In the less touristy interior – in Kayseri, for instance, the manufacturing city in the heart of Cappadocia, or further east towards the Black Sea coast, things are more strait-laced: all the factories have prayer-rooms for their workers, and the city is dominated by a huge mosque. Women are required to preserve their modesty on pain of death by "honour killings" (of which they were 2000 in the first six years of this century.) Even on the south coast, in the popular Bay of Antalya, local women still wear slave pants, bake pancakes in the open air and perform feats of clairvoyance as they did 300 years ago. The muezzin calling the faithful to prayer from the towers of mosques may occasionally be drowned out by the throb of Turkish techno, but he's still around.

This is a country where, to modern urban voters, "secularism" is synonymous with democracy. The majority of Turks want another Ataturk in power – someone who will steer them towards the West than the East, so there can be more "Anatolian Tigers," benefiting from the economic freedoms of the 1980s, under Turgut Ozal's Motherland Party.

"We need to protect our modern lifestyle. We don't want very religious or conservative people to govern us," a club owner called Ali Korur told the BBC last year, "Some people worry that Ataturk's revolution is in danger, but I think people who are used to modern life will never return to the age of ignorance."

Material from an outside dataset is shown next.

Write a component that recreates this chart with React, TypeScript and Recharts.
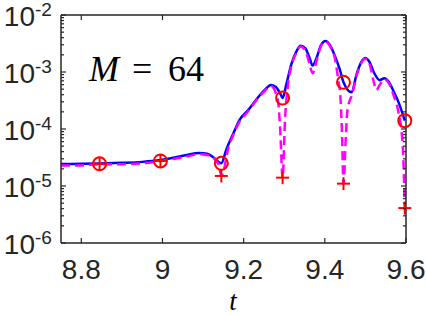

The chief emblem of "ignorance" is the turban, or headscarf, worn by religious women. It has become the centre of a noisy debate. Since 1997, when the army authorities booted out a government for being too "Islamist," Turkish women have been banned by law from wearing headscarves in "public offices." This can mean universities and schools and, as two-thirds of the female population habitually cover their heads, millions of women missed the chance to attend college. The wearers were and are seldom dangerous radicals or fundamentalists, but merely conservative-minded Muslims who take seriously their religion's stipulations about modesty.

The issue was tackled this February, when the Turkish parliament passed an amendment that said: "No-one can be denied his or her right to a higher education," and grudgingly allowed traditional scarves to be worn on campus. Hostile voices complained it was the beginning of a process which would impose religious beliefs on the population.

This is why Turkey is so fascinating to foreign intellectuals: it's an upside-down world where left-wingers yell at scarf-wearing girls in the street, where modern Muslims worship secularism and dread expressions of piety, and where the libertarian reforms of 80 years ago are invoked, in the 2000s, to quell free expression.

The spirit of Ataturk lies behind Article 301, in the modern penal code, which bans people from "insulting Turkishness." When Orhan Pamuk, the Nobel laureate, talked about the Armenian massacres by Ottoman Turks in 1915, he was arrested and tried (the charges were dropped, but the world took notice). A woman journalist called Perihan Magden wrote in favour of conscientious objection and was tried for "turning people against military service". The prime minister, Recep Erdogan, sued caricature artists for painting him as an animal, and won. No wonder Turkey's application for full membership of the EU has been temporarily delayed.

David Cameron would be advised not to mention the Armenian events to his hosts, or the fate of the Kurds, or the excellence of Midnight Express, Alan Parker's movie which offered a rather negative picture of the Turkish prison system. Cameron should also avoid mentioning Cyprus, or wearing a fez in public, or asking for tickets to the camel wrestling (it was all over in January.) But he will surely be intrigued by a nation on whose vital eight borders, from Iran and Georgia to Bulgaria and Greece, such tumultuous history was fought down the centuries, and where a lot more history seems destined to happen, soon; a country with one foot in Islam and the other in Western capitalism, stuck in the Ataturk past, puzzled by the changing present and slightly paranoid about where its cultural future lies.